James Cook University student Keleisha Moore said the challenge was broad but highly relevant. “The question was really straight to the point, and we had a lot of different boxes to tick. We wanted to make sure our idea was sustainable, profitable and more productive. These things are all interconnected. For example, our idea was if you are optimising irrigation, you are reducing costs and saving money while also being more sustainable.”

“The first couple of days were about getting everyone together, understanding the question and working with mentors to form an idea,” Keleisha said. “We then had to present and pitch our ideas and explain the impact they could have to the judging panel.”
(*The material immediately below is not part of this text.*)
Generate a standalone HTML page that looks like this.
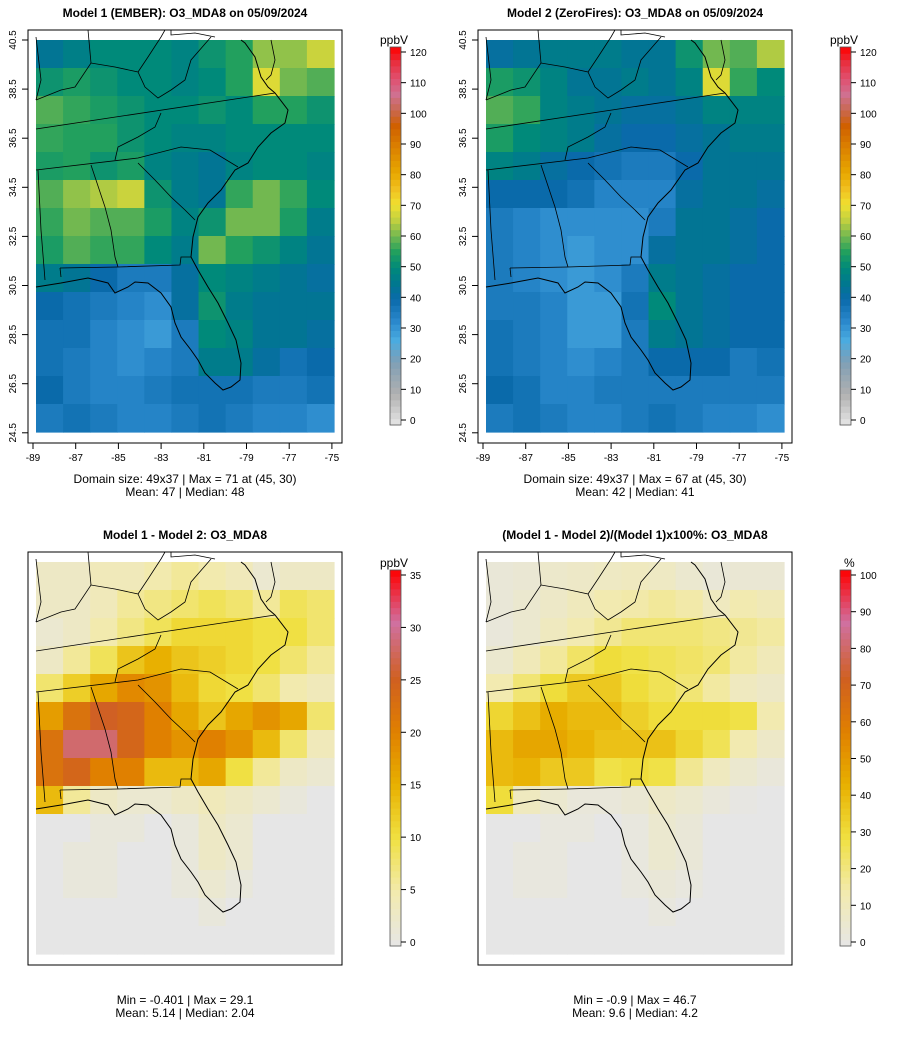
<!DOCTYPE html>
<html><head><meta charset="utf-8">
<style>
body{margin:0;background:#fff;font-family:"Liberation Sans",sans-serif;}
svg text{font-family:"Liberation Sans",sans-serif;}
</style></head>
<body>
<svg id="root" width="900" height="1045" xmlns="http://www.w3.org/2000/svg"></svg>
<script>
// ---------- DATA (14 rows x 11 cols coarse grid, top row = north) ----------
const m1Values = [
[44,47,50,50,50,48,52,55,62,62,66],
[52,54,52,50,50,48,50,55,68,60,58],
[58,56,54,52,50,50,52,50,55,55,52],
[56,55,55,52,50,48,48,50,50,50,50],
[54,55,52,54,48,46,44,48,50,50,48],
[58,62,64,66,52,46,44,56,60,56,50],
[56,60,58,58,54,48,52,60,60,54,46],
[54,58,56,56,50,46,60,55,52,48,44],
[46,44,40,36,36,42,50,48,46,44,42],
[40,38,36,34,32,42,52,46,44,44,44],
[38,38,34,32,30,36,50,48,44,44,42],
[38,36,34,32,34,36,46,46,42,38,40],
[40,36,34,34,36,38,38,38,36,36,38],
[36,38,36,34,34,36,38,36,34,34,32]];
const m2Values = [
[42,44,46,46,46,44,44,52,60,58,64],
[54,52,48,44,44,46,44,48,68,56,50],
[58,56,48,46,44,42,42,44,48,48,48],
[54,50,48,46,42,40,40,42,44,46,46],
[48,46,42,40,38,36,36,40,44,44,44],
[40,40,40,38,34,34,34,42,44,44,42],
[36,34,32,32,32,32,36,44,44,42,40],
[36,34,32,30,32,32,42,44,44,42,40],
[36,34,32,30,32,36,46,44,42,40,40],
[36,36,34,30,30,38,50,44,42,40,40],
[38,36,34,30,30,36,46,44,42,40,40],
[38,36,34,32,34,36,40,40,40,36,38],
[40,38,34,34,36,36,36,36,36,36,36],
[36,38,36,34,34,36,38,36,34,34,32]];
const diffValues = [
[3,3,4,4,5,6,5,4,2,3,3],
[3,3,4,6,7,8,9,8,6,9,8],
[2,3,5,7,9,11,11,11,10,10,8],
[3,6,9,13,15,13,12,11,10,8,6],
[8,12,16,19,18,14,11,10,8,5,4],
[17,22,25,24,20,16,13,16,18,16,8],
[22,28,28,24,20,18,20,18,14,8,4],
[22,24,20,20,14,14,16,10,6,3,2],
[14,6,3,2,2,3,4,3,2,1,0],
[0,0,1,1,0,1,3,2,0,0,0],
[0,1,1,0,0,1,3,2,0,0,0],
[0,1,1,0,0,1,2,1,0,0,0],
[0,0,0,0,0,0,1,0,0,0,0],
[0,0,0,0,0,0,0,0,0,0,0]];
const pctValues = [
[4,5,7,8,9,10,9,6,4,5,5],
[4,6,8,11,14,15,17,15,10,14,12],
[3,6,10,14,18,22,22,22,20,18,16],
[6,12,17,24,30,28,26,24,22,16,12],
[14,22,30,36,36,30,26,22,16,10,8],
[32,38,44,40,40,34,30,30,30,28,14],
[40,46,46,42,38,38,38,32,26,14,8],
[40,42,36,36,28,30,28,18,10,6,3],
[30,10,6,3,3,5,8,6,3,1,0],
[0,0,2,2,0,2,6,4,0,0,0],
[0,2,2,0,0,2,6,4,0,0,0],
[0,2,2,0,0,2,4,2,0,0,0],
[0,0,0,0,0,0,2,0,0,0,0],
[0,0,0,0,0,0,0,0,0,0,0]];
const xTickLabels = ["-89","-87","-85","-83","-81","-79","-77","-75"];
const yTickLabels = ["40.5","38.5","36.5","34.5","32.5","30.5","28.5","26.5","24.5"];
const ppbTicks = [0,10,20,30,40,50,60,70,80,90,100,110,120];
const diffTicks = [0,5,10,15,20,25,30,35];
const pctTicks = [0,10,20,30,40,50,60,70,80,90,100];

// ---------- palettes ----------
const palA=[[0,"#e6e6e6"],[10,"#b0b0b0"],[20,"#7f9fb6"],[27,"#4aabe0"],[33,"#2a88cc"],[40,"#0a6aaa"],[45,"#00788f"],[50,"#008a7a"],[55,"#22a05e"],[60,"#72b850"],[65,"#c0d040"],[70,"#f0e030"],[75,"#f0c020"],[80,"#e8a800"],[90,"#d87800"],[95,"#d06000"],[100,"#c86850"],[105,"#d07090"],[110,"#e05070"],[115,"#e83040"],[120,"#ff0000"]];
const palB=[[0,"#e6e6e6"],[0.14,"#f2eab0"],[0.29,"#f0e040"],[0.43,"#e8b000"],[0.57,"#e08000"],[0.71,"#d06020"],[0.86,"#d070a0"],[1,"#ff0000"]];
function hex(h){return [1,3,5].map(i=>parseInt(h.substr(i,2),16));}
function interp(pal,v){
  if(v<=pal[0][0])return pal[0][1];
  for(let i=1;i<pal.length;i++){if(v<=pal[i][0]){const a=pal[i-1],b=pal[i];const t=(v-a[0])/(b[0]-a[0]);const c1=hex(a[1]),c2=hex(b[1]);return "rgb("+c1.map((c,k)=>Math.round(c+(c2[k]-c)*t)).join(",")+")";}}
  return pal[pal.length-1][1];
}
const NS="http://www.w3.org/2000/svg";
const root=document.getElementById('root');
function el(tag,attrs,parent){const e=document.createElementNS(NS,tag);for(const k in attrs)e.setAttribute(k,attrs[k]);(parent||root).appendChild(e);return e;}
function txt(s,attrs,parent){const t=el('text',attrs,parent);t.textContent=s;return t;}

const coast=[[8,257],[33,253],[60,248],[80,253],[87,263],[100,257],[107,252],[120,253],[133,263],[143,277],[147,293],[153,307],[163,320],[170,330],[177,343],[187,353],[195,360],[203,357],[212,350],[213,333],[208,310],[200,293],[190,273],[180,257],[170,240],[163,227],[165,207],[170,187],[180,173],[193,160],[207,140],[220,133],[230,117],[243,103],[257,93],[260,80],[247,63],[240,57],[233,47],[227,27],[217,13],[213,10]];
const delmarva=[[243,10],[247,30],[243,45],[238,50]];
const borders=[
[[8,99],[247,63]],
[[8,140],[110,128],[153,117],[182,120],[210,137]],
[[110,133],[127,150],[143,167],[157,180],[167,190]],
[[63,135],[77,177],[83,200],[87,227],[90,237]],
[[32,238],[90,237],[152,235],[153,227],[163,227]],
[[10,140],[13,200],[17,250]],
[[32,238],[33,247]],
[[87,130],[90,117],[110,107],[127,97],[133,83]],
[[8,70],[33,60],[47,57],[63,33],[87,37],[110,42],[117,57],[130,68],[143,60],[157,50],[163,30],[183,7]],
[[60,0],[63,33]],
[[110,42],[120,27],[133,7],[137,0]],
[[143,0],[143,5],[167,3],[187,7]],
[[8,7],[13,50],[8,70]]];

function drawPanel(cfg){
  const g=el('g',{transform:`translate(${cfg.x},${cfg.y})`});
  
  
  const t=txt(cfg.title,{x:157,y:-13,'text-anchor':'middle','font-size':12,'font-weight':'bold',fill:'#000'},g);
  
  
  const data=cfg.values, rows=data.length, cols=data[0].length;
  const dx=8,dy=10,dw=298,dh=392;
  const hm=el('g',{},g);
  
  
  const cw=dw/cols, ch=dh/rows;
  for(let r=0;r<rows;r++)for(let c=0;c<cols;c++){
    const v=data[r][c];
    const rc=el('rect',{x:(dx+c*cw).toFixed(2),y:(dy+r*ch).toFixed(2),width:(cw+0.6).toFixed(2),height:(ch+0.6).toFixed(2),fill:cfg.color(v)},hm);
    
    
  }
  const mp=el('g',{fill:'none',stroke:'#000','stroke-width':0.8},g);
  
  
  const pts=a=>a.map(p=>p.join(',')).join(' ');
  el('polyline',{points:pts(coast),'stroke-width':1},mp);
  el('polyline',{points:pts(delmarva)},mp);
  borders.forEach(b=>el('polyline',{points:pts(b)},mp));
  const box=el('rect',{x:0,y:0,width:314,height:413,fill:'none',stroke:'#000','stroke-width':1},g);
  
  
  if(cfg.axes){
    const xs=v=>5+v*42.7;
    xTickLabels.forEach((l,i)=>{
      el('line',{x1:xs(i),x2:xs(i),y1:413,y2:419,stroke:'#000'},g);
      const tt=txt(l,{x:xs(i),y:431,'text-anchor':'middle','font-size':10},g);
      
      
    });
    const ys=v=>10+v*49.1;
    yTickLabels.forEach((l,i)=>{
      el('line',{x1:0,x2:-6,y1:ys(i),y2:ys(i),stroke:'#000'},g);
      const tt=txt(l,{x:-12,y:ys(i),'text-anchor':'middle','font-size':10,transform:`rotate(-90 -12 ${ys(i)})`},g);
      
      
    });
  }
  cfg.foot.forEach((s,i)=>{
    const tt=txt(s,{x:157,y:cfg.footY+i*13,'text-anchor':'middle','font-size':12},g);
    
    
  });
  const cb=el('g',{transform:`translate(${cfg.cbx-cfg.x},${cfg.cbTop-cfg.y})`},g);
  
  
  const H=cfg.cbBot-cfg.cbTop, n=60;
  for(let i=0;i<n;i++){
    const v0=cfg.max*(i+0.5)/n;
    el('rect',{x:0,y:(H-(i+1)*H/n).toFixed(2),width:11,height:(H/n+0.5).toFixed(2),fill:cfg.color(v0)},cb);
  }
  el('rect',{x:0,y:0,width:11,height:H,fill:'none',stroke:'#555','stroke-width':0.8},cb);
  const lab=txt(cfg.unit,{x:cfg.unit==="%"?4:-10,y:-3,'font-size':12},cb);
  
  
  const y0=cfg.t0-cfg.cbTop, y1=cfg.tMax-cfg.cbTop;
  cfg.ticks.forEach(tv=>{
    const yy=y0+(y1-y0)*tv/cfg.max;
    el('line',{x1:11,x2:16,y1:yy,y2:yy,stroke:'#000'},cb);
    const tt=txt(String(tv),{x:20,y:yy+4,'font-size':10},cb);
    
    
  });
}
const cA=v=>interp(palA,v);
drawPanel({name:'panel-model1',x:28,y:30,title:'Model 1 (EMBER): O3_MDA8 on 05/09/2024',values:m1Values,color:cA,axes:true,foot:['Domain size: 49x37 | Max = 71 at (45, 30)','Mean: 47 |  Median: 48'],footY:453,cbx:390,cbTop:47,cbBot:425,max:120,unit:'ppbV',ticks:ppbTicks,t0:420,tMax:52});
drawPanel({name:'panel-model2',x:478,y:30,title:'Model 2 (ZeroFires): O3_MDA8 on 05/09/2024',values:m2Values,color:cA,axes:true,foot:['Domain size: 49x37 | Max = 67 at (45, 30)','Mean: 42 |  Median: 41'],footY:453,cbx:840,cbTop:47,cbBot:425,max:120,unit:'ppbV',ticks:ppbTicks,t0:420,tMax:52});
drawPanel({name:'panel-difference',x:28,y:552,title:'Model 1 - Model 2: O3_MDA8',values:diffValues,color:v=>interp(palB,v/35),axes:false,foot:['Min = -0.401 | Max = 29.1','Mean: 5.14 |  Median: 2.04'],footY:452,cbx:390,cbTop:570,cbBot:946,max:35,unit:'ppbV',ticks:diffTicks,t0:942,tMax:575});
drawPanel({name:'panel-percent-difference',x:478,y:552,title:'(Model 1 - Model 2)/(Model 1)x100%: O3_MDA8',values:pctValues,color:v=>interp(palB,v/100),axes:false,foot:['Min = -0.9 | Max = 46.7','Mean: 9.6 |  Median: 4.2'],footY:452,cbx:840,cbTop:570,cbBot:946,max:100,unit:'%',ticks:pctTicks,t0:942,tMax:575});
</script>
</body></html>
Karen said that while some students initially struggled to see how their discipline could contribute to climate adaptation, the transformation was clear by the end of the event. “By the final day, what they presented was absolutely marvellous. And with the use of AI they were able to make it look like some products were already developed.”

“It was a worthwhile event because these students now have a stronger awareness not only of the impacts of climate variability on agriculture, but also of how their studies and future careers can contribute to farming in today’s modern world, where technical knowledge, economics and technology all play a role in decision making,” she said.

The winning team received the $5,000 prize for their concept supporting banana growers to manage rising temperatures using misting systems and app-based controls to reduce crop heat stress.

Overall, the hackathon highlighted how bringing together fresh thinking, industry insight and real agricultural challenges can generate practical, adoption-ready ideas that support better decision making in a changing climate.